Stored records
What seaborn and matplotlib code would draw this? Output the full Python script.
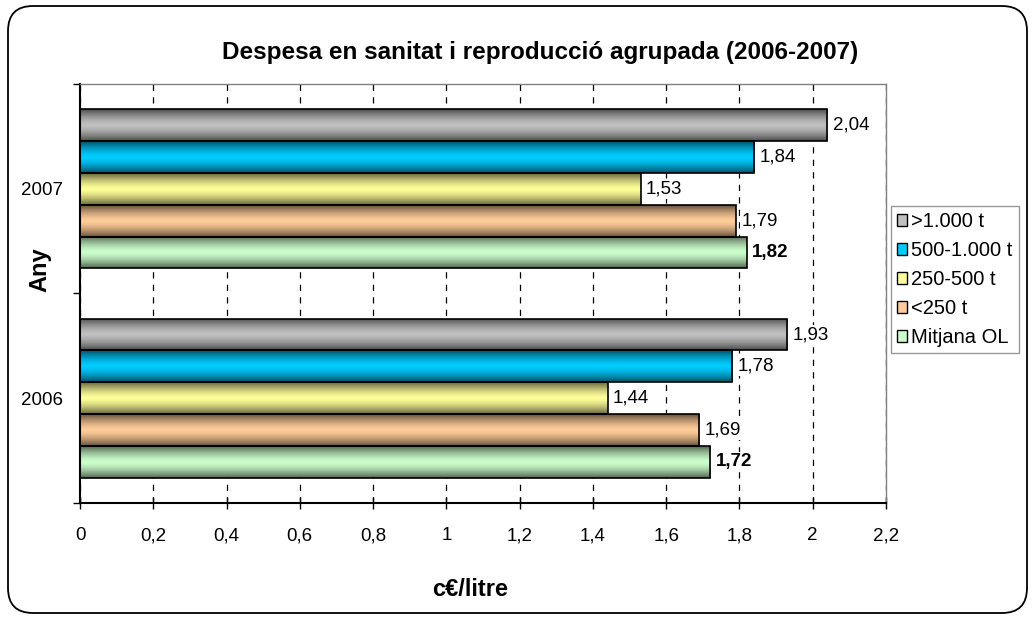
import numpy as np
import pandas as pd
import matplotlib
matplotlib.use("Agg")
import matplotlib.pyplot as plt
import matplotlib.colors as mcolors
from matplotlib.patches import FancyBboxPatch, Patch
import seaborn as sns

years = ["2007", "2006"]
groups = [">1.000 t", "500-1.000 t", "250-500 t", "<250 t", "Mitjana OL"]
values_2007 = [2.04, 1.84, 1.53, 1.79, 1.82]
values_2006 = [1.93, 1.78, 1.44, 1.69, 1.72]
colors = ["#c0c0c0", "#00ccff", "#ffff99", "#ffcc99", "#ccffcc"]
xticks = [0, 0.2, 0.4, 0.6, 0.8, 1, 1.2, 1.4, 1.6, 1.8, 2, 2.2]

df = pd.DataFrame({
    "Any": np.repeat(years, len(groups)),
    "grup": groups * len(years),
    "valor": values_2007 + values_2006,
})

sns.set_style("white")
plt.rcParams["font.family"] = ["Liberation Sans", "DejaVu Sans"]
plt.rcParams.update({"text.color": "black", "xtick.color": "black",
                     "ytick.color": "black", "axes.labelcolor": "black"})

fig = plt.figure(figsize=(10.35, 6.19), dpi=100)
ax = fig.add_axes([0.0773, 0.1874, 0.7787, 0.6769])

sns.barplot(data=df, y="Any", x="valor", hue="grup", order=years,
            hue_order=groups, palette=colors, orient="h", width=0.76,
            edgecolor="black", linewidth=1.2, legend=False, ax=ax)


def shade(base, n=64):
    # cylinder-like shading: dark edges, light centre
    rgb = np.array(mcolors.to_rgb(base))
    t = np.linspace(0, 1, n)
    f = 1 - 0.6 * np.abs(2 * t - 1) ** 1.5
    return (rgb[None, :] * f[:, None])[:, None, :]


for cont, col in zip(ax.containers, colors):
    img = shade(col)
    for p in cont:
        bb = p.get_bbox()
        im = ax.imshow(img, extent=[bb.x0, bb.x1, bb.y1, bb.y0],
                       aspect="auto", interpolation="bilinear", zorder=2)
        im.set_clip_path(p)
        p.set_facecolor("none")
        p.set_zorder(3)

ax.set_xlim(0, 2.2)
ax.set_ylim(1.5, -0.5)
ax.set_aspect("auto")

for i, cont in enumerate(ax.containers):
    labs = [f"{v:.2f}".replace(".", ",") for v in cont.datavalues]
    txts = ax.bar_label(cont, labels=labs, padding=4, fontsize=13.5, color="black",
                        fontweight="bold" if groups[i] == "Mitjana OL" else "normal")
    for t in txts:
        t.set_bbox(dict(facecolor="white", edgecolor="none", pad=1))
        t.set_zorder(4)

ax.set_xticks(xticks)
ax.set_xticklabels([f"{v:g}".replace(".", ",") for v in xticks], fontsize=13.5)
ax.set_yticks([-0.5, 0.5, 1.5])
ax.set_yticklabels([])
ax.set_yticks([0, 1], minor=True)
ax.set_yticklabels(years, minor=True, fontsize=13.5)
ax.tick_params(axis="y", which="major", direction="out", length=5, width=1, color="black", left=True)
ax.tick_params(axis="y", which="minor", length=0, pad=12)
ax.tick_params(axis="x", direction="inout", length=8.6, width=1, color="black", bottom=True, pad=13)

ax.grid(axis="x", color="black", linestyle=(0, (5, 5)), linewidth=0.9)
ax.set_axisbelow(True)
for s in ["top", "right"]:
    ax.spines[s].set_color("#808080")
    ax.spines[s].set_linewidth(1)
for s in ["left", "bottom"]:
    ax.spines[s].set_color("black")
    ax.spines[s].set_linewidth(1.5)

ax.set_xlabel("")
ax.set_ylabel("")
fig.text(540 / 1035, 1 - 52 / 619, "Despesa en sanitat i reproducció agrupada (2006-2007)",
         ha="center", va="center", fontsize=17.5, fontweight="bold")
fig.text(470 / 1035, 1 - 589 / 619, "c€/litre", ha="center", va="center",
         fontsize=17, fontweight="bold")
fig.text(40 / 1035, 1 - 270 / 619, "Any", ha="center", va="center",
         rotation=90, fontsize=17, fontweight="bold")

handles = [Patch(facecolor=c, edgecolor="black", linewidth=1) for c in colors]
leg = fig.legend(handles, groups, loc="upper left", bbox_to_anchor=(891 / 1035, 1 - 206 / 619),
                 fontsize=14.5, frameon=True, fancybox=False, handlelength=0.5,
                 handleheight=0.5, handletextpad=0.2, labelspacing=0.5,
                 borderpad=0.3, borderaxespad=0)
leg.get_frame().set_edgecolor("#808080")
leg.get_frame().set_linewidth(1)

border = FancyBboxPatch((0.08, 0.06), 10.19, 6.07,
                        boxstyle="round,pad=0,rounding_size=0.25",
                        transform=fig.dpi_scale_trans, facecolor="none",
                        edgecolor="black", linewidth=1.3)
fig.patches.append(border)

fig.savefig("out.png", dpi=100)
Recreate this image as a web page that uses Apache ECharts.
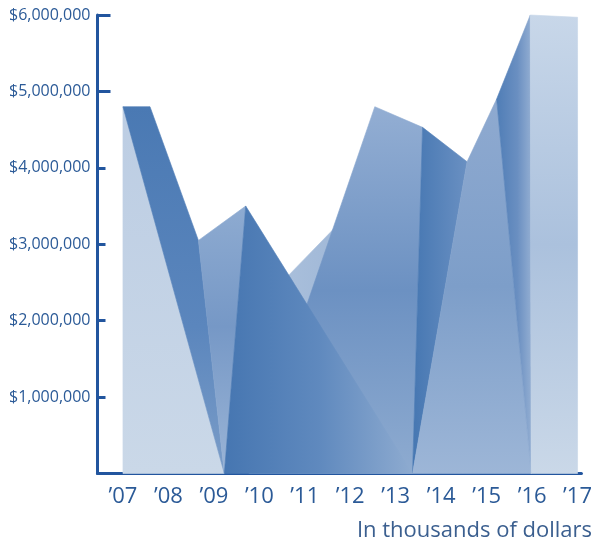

* Exercise aim *
Transcribe the material exactly, and leave out whatever pictures it holds.

* Response *
What seaborn and matplotlib code would draw this? Output the full Python script.
import numpy as np
import pandas as pd
import matplotlib
matplotlib.use("Agg")
import matplotlib.pyplot as plt
import matplotlib.colors as mcolors
from matplotlib.patches import FancyBboxPatch, Patch
import seaborn as sns

years = ["2007", "2006"]
groups = [">1.000 t", "500-1.000 t", "250-500 t", "<250 t", "Mitjana OL"]
values_2007 = [2.04, 1.84, 1.53, 1.79, 1.82]
values_2006 = [1.93, 1.78, 1.44, 1.69, 1.72]
colors = ["#c0c0c0", "#00ccff", "#ffff99", "#ffcc99", "#ccffcc"]
xticks = [0, 0.2, 0.4, 0.6, 0.8, 1, 1.2, 1.4, 1.6, 1.8, 2, 2.2]

df = pd.DataFrame({
    "Any": np.repeat(years, len(groups)),
    "grup": groups * len(years),
    "valor": values_2007 + values_2006,
})

sns.set_style("white")
plt.rcParams["font.family"] = ["Liberation Sans", "DejaVu Sans"]
plt.rcParams.update({"text.color": "black", "xtick.color": "black",
                     "ytick.color": "black", "axes.labelcolor": "black"})

fig = plt.figure(figsize=(10.35, 6.19), dpi=100)
ax = fig.add_axes([0.0773, 0.1874, 0.7787, 0.6769])

sns.barplot(data=df, y="Any", x="valor", hue="grup", order=years,
            hue_order=groups, palette=colors, orient="h", width=0.76,
            edgecolor="black", linewidth=1.2, legend=False, ax=ax)


def shade(base, n=64):
    # cylinder-like shading: dark edges, light centre
    rgb = np.array(mcolors.to_rgb(base))
    t = np.linspace(0, 1, n)
    f = 1 - 0.6 * np.abs(2 * t - 1) ** 1.5
    return (rgb[None, :] * f[:, None])[:, None, :]


for cont, col in zip(ax.containers, colors):
    img = shade(col)
    for p in cont:
        bb = p.get_bbox()
        im = ax.imshow(img, extent=[bb.x0, bb.x1, bb.y1, bb.y0],
                       aspect="auto", interpolation="bilinear", zorder=2)
        im.set_clip_path(p)
        p.set_facecolor("none")
        p.set_zorder(3)

ax.set_xlim(0, 2.2)
ax.set_ylim(1.5, -0.5)
ax.set_aspect("auto")

for i, cont in enumerate(ax.containers):
    labs = [f"{v:.2f}".replace(".", ",") for v in cont.datavalues]
    txts = ax.bar_label(cont, labels=labs, padding=4, fontsize=13.5, color="black",
                        fontweight="bold" if groups[i] == "Mitjana OL" else "normal")
    for t in txts:
        t.set_bbox(dict(facecolor="white", edgecolor="none", pad=1))
        t.set_zorder(4)

ax.set_xticks(xticks)
ax.set_xticklabels([f"{v:g}".replace(".", ",") for v in xticks], fontsize=13.5)
ax.set_yticks([-0.5, 0.5, 1.5])
ax.set_yticklabels([])
ax.set_yticks([0, 1], minor=True)
ax.set_yticklabels(years, minor=True, fontsize=13.5)
ax.tick_params(axis="y", which="major", direction="out", length=5, width=1, color="black", left=True)
ax.tick_params(axis="y", which="minor", length=0, pad=12)
ax.tick_params(axis="x", direction="inout", length=8.6, width=1, color="black", bottom=True, pad=13)

ax.grid(axis="x", color="black", linestyle=(0, (5, 5)), linewidth=0.9)
ax.set_axisbelow(True)
for s in ["top", "right"]:
    ax.spines[s].set_color("#808080")
    ax.spines[s].set_linewidth(1)
for s in ["left", "bottom"]:
    ax.spines[s].set_color("black")
    ax.spines[s].set_linewidth(1.5)

ax.set_xlabel("")
ax.set_ylabel("")
fig.text(540 / 1035, 1 - 52 / 619, "Despesa en sanitat i reproducció agrupada (2006-2007)",
         ha="center", va="center", fontsize=17.5, fontweight="bold")
fig.text(470 / 1035, 1 - 589 / 619, "c€/litre", ha="center", va="center",
         fontsize=17, fontweight="bold")
fig.text(40 / 1035, 1 - 270 / 619, "Any", ha="center", va="center",
         rotation=90, fontsize=17, fontweight="bold")

handles = [Patch(facecolor=c, edgecolor="black", linewidth=1) for c in colors]
leg = fig.legend(handles, groups, loc="upper left", bbox_to_anchor=(891 / 1035, 1 - 206 / 619),
                 fontsize=14.5, frameon=True, fancybox=False, handlelength=0.5,
                 handleheight=0.5, handletextpad=0.2, labelspacing=0.5,
                 borderpad=0.3, borderaxespad=0)
leg.get_frame().set_edgecolor("#808080")
leg.get_frame().set_linewidth(1)

border = FancyBboxPatch((0.08, 0.06), 10.19, 6.07,
                        boxstyle="round,pad=0,rounding_size=0.25",
                        transform=fig.dpi_scale_trans, facecolor="none",
                        edgecolor="black", linewidth=1.3)
fig.patches.append(border)

fig.savefig("out.png", dpi=100)
Recreate this image as a web page that uses Apache ECharts.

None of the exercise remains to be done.